Linda slid out of the shadows as the organ began to tune up and squeezed into the last remaining space in a pew near the front. She put the basket containing Katie-Koo, three nappies and a bottle of milk on the floor, out of sight. She had given the Perfect Baby a hefty tranquilliser, supplied from our mother’s emergency stash of drugs. It never hurts to be sure. Katie-Koo would sleep for at least five more hours. Long enough. The whole House of God compound was a smoke-free zone, so Linda was keeping her nerves at bay by chain-sucking her way through a packet of ultra-strong medicinal lozenges. Katie-Koo and Carmichael were made for one another, she reflected, inhaling a rush of searingly cold mint. The bogus angel and the bogus saint.

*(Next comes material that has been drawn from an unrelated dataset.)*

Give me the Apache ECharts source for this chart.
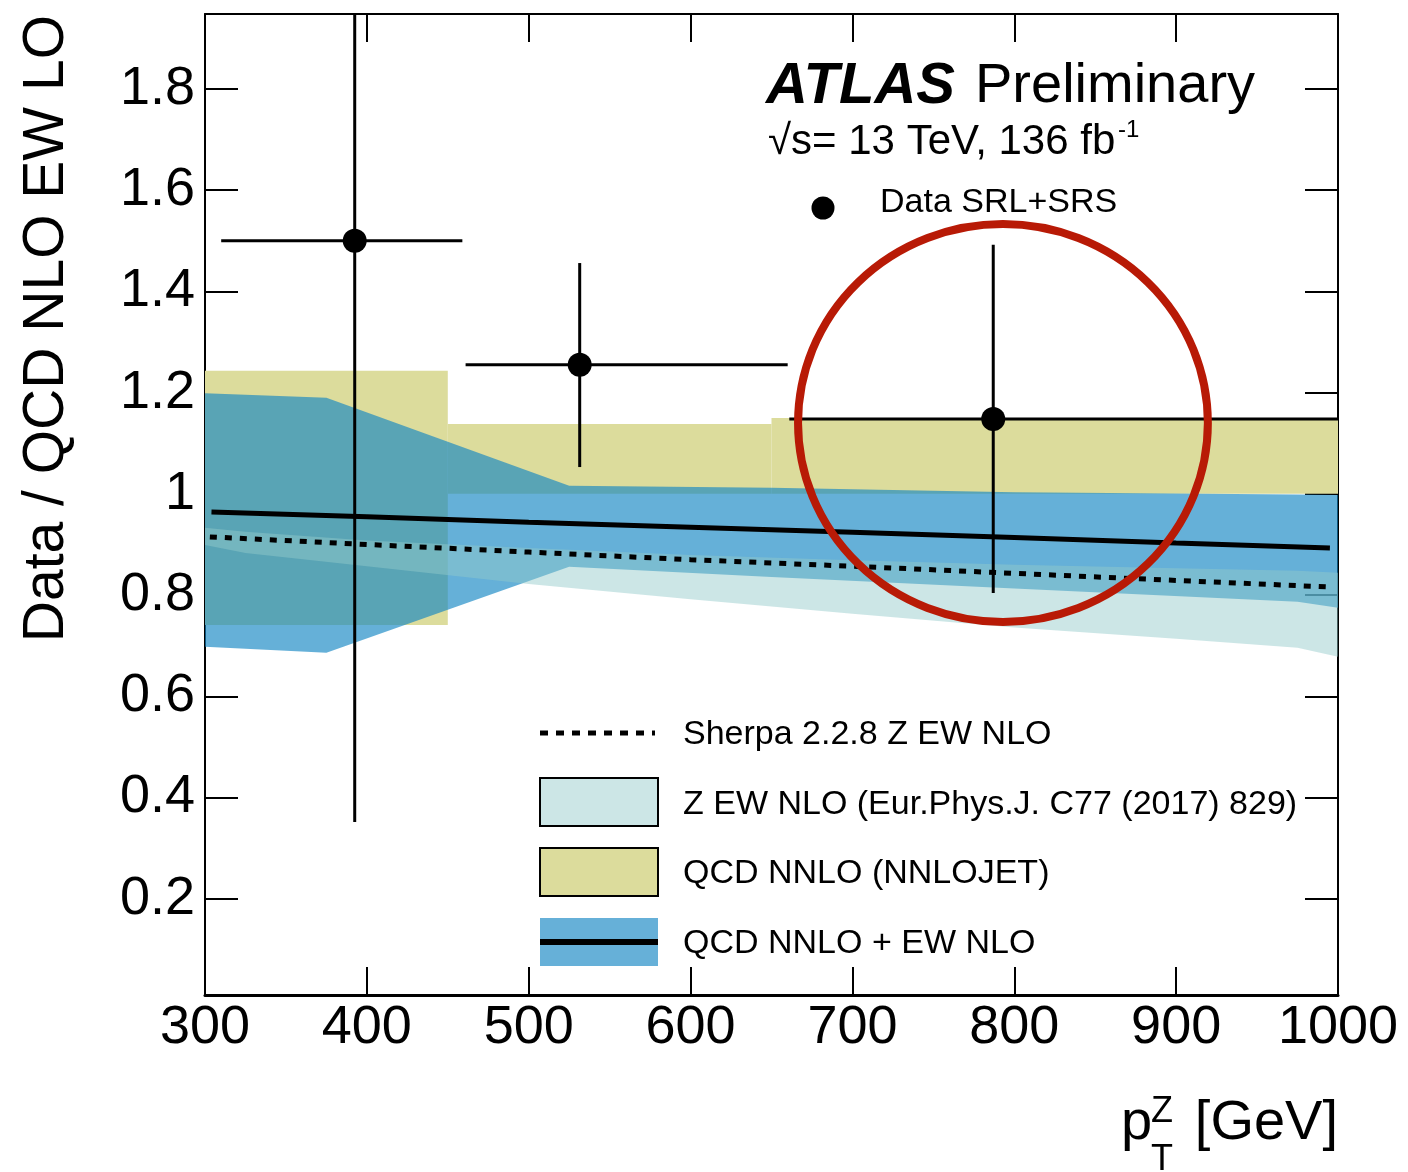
<!DOCTYPE html>
<html>
<head>
<meta charset="utf-8">
<script src="https://cdn.jsdelivr.net/npm/echarts@6/dist/echarts.min.js"></script>
<style>
html, body { margin: 0; padding: 0; background: #fff; }
#chart { width: 1408px; height: 1172px; }
</style>
</head>
<body>
<div id="chart"></div>
<script>
// data points (Data SRL+SRS)
const dataX = [392.5, 531.5, 787];
const dataY = [1.50, 1.255, 1.148];
const dataXLo = [310, 461, 661];
const dataXHi = [459, 660, 1000];
const dataYLo = [0.352, 1.053, 0.804];
const dataYHi = [2.0, 1.456, 1.492];

// QCD NNLO (NNLOJET) band, per bin
const qcdBinLo = [300, 450, 650];
const qcdBinHi = [450, 650, 1000];
const qcdDown = [0.741, 1.0, 1.0];
const qcdUp = [1.243, 1.138, 1.150];

// QCD NNLO + EW NLO band
const combX = [300, 375, 525, 650, 800, 975, 1000];
const combDown = [0.698, 0.686, 0.856, 0.836, 0.813, 0.787, 0.775];
const combUp = [1.199, 1.190, 1.016, 1.012, 1.003, 0.999, 0.998];

// Z EW NLO band
const ewX = [300, 325, 400, 500, 600, 700, 800, 900, 975, 1000];
const ewDown = [0.899, 0.883, 0.857, 0.822, 0.792, 0.763, 0.736, 0.714, 0.696, 0.678];
const ewUp = [0.933, 0.925, 0.908, 0.893, 0.879, 0.869, 0.860, 0.853, 0.848, 0.844];

// central lines
const combLineX = [304, 400, 500, 600, 700, 800, 900, 995];
const combLine = [0.964, 0.955, 0.944, 0.934, 0.924, 0.914, 0.903, 0.893];
const sherpaX = [303, 400, 500, 600, 700, 800, 900, 995];
const sherpaLine = [0.915, 0.900, 0.885, 0.870, 0.857, 0.843, 0.829, 0.816];

// axis ticks
const xTicks = [300, 400, 500, 600, 700, 800, 900, 1000];
const yTicks = [0.2, 0.4, 0.6, 0.8, 1.0, 1.2, 1.4, 1.6, 1.8];

// hand drawn marker (centre and radii in axis units)
const markCenter = [793, 1.14];
const markRadius = [126.6, 0.393];

const legendNames = [
  'Sherpa 2.2.8 Z EW NLO',
  'Z EW NLO (Eur.Phys.J. C77 (2017) 829)',
  'QCD NNLO (NNLOJET)',
  'QCD NNLO + EW NLO'
];

const FONT = '"Liberation Sans", Arial, Helvetica, sans-serif';
const yellow = '#dcdc9c';
const blue = 'rgba(18,133,195,0.65)';
const teal = 'rgba(147,202,202,0.47)';

function band (xs, lo, hi, color, z) {
  return {
    type: 'custom',
    z: z,
    clip: true,
    silent: true,
    data: xs.map((x, i) => [x, lo[i], hi[i]]),
    renderItem (params, api) {
      if (params.dataIndex !== 0) return null;
      let pts = [];
      xs.forEach((x, i) => pts.push(api.coord([x, hi[i]])));
      for (let i = xs.length - 1; i >= 0; i--) pts.push(api.coord([xs[i], lo[i]]));
      return { type: 'polygon', shape: { points: pts }, style: { fill: color } };
    }
  };
}

function xAxisCfg (pos) {
  return {
    type: 'value', position: pos, min: 300, max: 1000, interval: 100,
    axisLine: { show: true, onZero: false, lineStyle: { color: '#000', width: pos === 'bottom' ? 3 : 2 } },
    axisTick: { show: true, inside: true, length: 28, customValues: xTicks, lineStyle: { color: '#000', width: 2 } },
    axisLabel: {
      show: pos === 'bottom', fontSize: 54, color: '#000', fontFamily: FONT, margin: 6,
      customValues: xTicks,
      formatter: v => String(v)
    },
    splitLine: { show: false }
  };
}

function yAxisCfg (pos) {
  return {
    type: 'value', position: pos, min: 0.01, max: 1.948,
    axisLine: { show: true, onZero: false, lineStyle: { color: '#000', width: 2 } },
    axisTick: { show: true, inside: true, length: 33, customValues: yTicks, lineStyle: { color: '#000', width: 2 } },
    axisLabel: {
      show: pos === 'left', fontSize: 54, color: '#000', fontFamily: FONT, margin: 10,
      customValues: yTicks,
      formatter: v => Math.abs(v - 1) < 1e-9 ? '1' : v.toFixed(1)
    },
    splitLine: { show: false }
  };
}

function txt (text, x, y, size, extra) {
  return Object.assign({
    type: 'text', x: x, y: y, z: 100,
    style: Object.assign({
      text: text, fontSize: size, fontFamily: FONT, fill: '#000',
      align: 'left', verticalAlign: 'middle'
    }, (extra && extra.style) || {})
  }, extra && extra.el ? extra.el : {});
}

let myChart = echarts.init(document.getElementById('chart'), null, { renderer: 'canvas' });

let options = {
  animation: false,
  backgroundColor: '#fff',
  grid: { left: 205, right: 70, top: 14, bottom: 177, outerBoundsMode: 'none' },
  xAxis: [xAxisCfg('bottom'), xAxisCfg('top')],
  yAxis: [yAxisCfg('left'), yAxisCfg('right')],
  series: [
    {
      type: 'custom',
      z: 1,
      clip: true,
      silent: true,
      data: qcdBinLo.map((lo, i) => [lo, qcdBinHi[i], qcdDown[i], qcdUp[i]]),
      renderItem (params, api) {
        let p1 = api.coord([api.value(0), api.value(3)]);
        let p2 = api.coord([api.value(1), api.value(2)]);
        return {
          type: 'rect',
          shape: { x: p1[0], y: p1[1], width: p2[0] - p1[0], height: p2[1] - p1[1] },
          style: { fill: yellow }
        };
      }
    },
    band(combX, combDown, combUp, blue, 2),
    band(ewX, ewDown, ewUp, teal, 3),
    {
      type: 'line', z: 4, symbol: 'none', silent: true,
      data: combLineX.map((x, i) => [x, combLine[i]]),
      lineStyle: { color: '#000', width: 5 }
    },
    {
      type: 'line', z: 4, symbol: 'none', silent: true,
      data: sherpaX.map((x, i) => [x, sherpaLine[i]]),
      lineStyle: { color: '#000', width: 5, type: [7, 8], cap: 'butt' }
    },
    {
      type: 'custom',
      z: 5,
      clip: true,
      silent: true,
      data: dataX.map((x, i) => [x, dataY[i], dataXLo[i], dataXHi[i], dataYLo[i], dataYHi[i]]),
      renderItem (params, api) {
        let xl = api.coord([api.value(2), api.value(1)]);
        let xh = api.coord([api.value(3), api.value(1)]);
        let yl = api.coord([api.value(0), api.value(4)]);
        let yh = api.coord([api.value(0), api.value(5)]);
        let st = { stroke: '#000', lineWidth: 3 };
        return {
          type: 'group',
          children: [
            { type: 'line', shape: { x1: xl[0], y1: xl[1], x2: xh[0], y2: xh[1] }, style: st },
            { type: 'line', shape: { x1: yl[0], y1: yl[1], x2: yh[0], y2: yh[1] }, style: st }
          ]
        };
      }
    },
    {
      type: 'scatter', z: 6, silent: true,
      data: dataX.map((x, i) => [x, dataY[i]]),
      symbol: 'circle', symbolSize: 24,
      itemStyle: { color: '#000', opacity: 1 }
    },
    {
      type: 'custom',
      z: 7,
      silent: true,
      data: [[markCenter[0], markCenter[1], markRadius[0], markRadius[1]]],
      renderItem (params, api) {
        let c = api.coord([api.value(0), api.value(1)]);
        let s = api.size([api.value(2), api.value(3)]);
        let d = 'M ' + (c[0] - s[0]) + ' ' + c[1] +
          ' A ' + s[0] + ' ' + s[1] + ' 0 1 0 ' + (c[0] + s[0]) + ' ' + c[1] +
          ' A ' + s[0] + ' ' + s[1] + ' 0 1 0 ' + (c[0] - s[0]) + ' ' + c[1] + ' Z';
        return {
          type: 'path',
          shape: { pathData: d },
          style: { fill: 'none', stroke: '#b81a06', lineWidth: 8 }
        };
      }
    }
  ],
  graphic: [
    // axis titles
    txt('Data / QCD NLO EW LO', 0, 0, 57, {
      el: { x: 47, y: 15, rotation: Math.PI / 2 },
      style: { align: 'right' }
    }),
    txt('p', 1121, 1124, 56),
    txt('Z', 1151, 1112, 36),
    txt('T', 1151, 1160, 36),
    txt('[GeV]', 1338, 1124, 56, { style: { align: 'right' } }),
    // ATLAS label
    txt('ATLAS', 766, 87, 58, { style: { fontWeight: 'bold', fontStyle: 'italic' } }),
    txt('Preliminary', 975, 87, 56),
    txt('\u221As= 13 TeV, 136 fb', 768, 142, 42),
    txt('-1', 1118, 130, 24),
    // legend
    { type: 'circle', z: 100, shape: { cx: 823, cy: 208, r: 11.5 }, style: { fill: '#000' } },
    txt('Data SRL+SRS', 880, 203, 34),
    { type: 'line', z: 100, shape: { x1: 540, y1: 733, x2: 655, y2: 733 },
      style: { stroke: '#000', lineWidth: 5, lineDash: [8, 8] } },
    { type: 'rect', z: 100, shape: { x: 540, y: 778, width: 118, height: 48 },
      style: { fill: '#cce6e6', stroke: '#000', lineWidth: 2 } },
    { type: 'rect', z: 100, shape: { x: 540, y: 848, width: 118, height: 48 },
      style: { fill: yellow, stroke: '#000', lineWidth: 2 } },
    { type: 'rect', z: 100, shape: { x: 540, y: 918, width: 118, height: 48 },
      style: { fill: '#66b0d8' } },
    { type: 'line', z: 101, shape: { x1: 540, y1: 942, x2: 658, y2: 942 },
      style: { stroke: '#000', lineWidth: 6 } },
    txt(legendNames[0], 683, 735, 34),
    txt(legendNames[1], 683, 805, 34),
    txt(legendNames[2], 683, 874, 34),
    txt(legendNames[3], 683, 944, 34)
  ]
};

myChart.setOption(options);
</script>
</body>
</html>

     The cathedral was filling up with track-suited worshippers, some of them in wheelchairs, bearing gifts for the altar: cans of tinned tuna, mostly, from what Linda could make out; bananas, a lardicake, some smoky bacon crisps, a bunch of tulips. Every day was harvest festival at the House of God.

     Slowly, the lights were dimming to almost black and for a second there was silence before the TV show countdown started and the giant screen ran the opening sequence of
Holy Hour
, while portentous music groaned from a specially modified organ steered by twin dwarfs in red velvet suits.

     An elderly gent with abnormally freckled ears was seated next to Linda; as she stared accusingly at his profile, he began to babble something very fast as the music groaned and wavered to a plateau of vibration. Others around her joined in, and soon everyone was putting in their ha’porth. Linda exhaled in frustration. There was a time, not so very long ago, when the Lord had whispered to her soul, too.

     Abandoned again!

     A good slogan for a Love Heart.

     She’d applied for a new job. Euro Ag. Planning in Brussels, in charge of a whole department. If there was any justice in the world, once this business was finished, she’d be an international commuter with an apartment overlooking the Mannekin Piss and her own space in the executive car-park. Sometimes you just know when it’s time to move on.

     Linda manoeuvred the lozenge to the back of her mouth, crunched and reeled in shock at the peppermint blast, which irrigated her nasal passages and temporarily deafened her. She reached for a baby-wipe from the Moses basket, blew her nose in it noisily, and stuffed the soggy mess in the suggestion box in front of her. The freckle-eared gent next to her was in a trance.

     Now, up on the stage, a cloud of dry ice had begun to crawl across the stage, and from its epicentre a huge metallic rocket-headed cylinder was forcing its way upward like a thrusting bud. It reminded Linda of something, but she couldn’t quite work out what. The cylinder grew to twice the height of a man, and then suddenly its sheath retracted to reveal the barrel-shaped figure of Carmichael in flowing robes of royal blue. A cheer went up from the crowd as he leaped out of the contraption, which closed itself again and shrank away into its socket in the stage.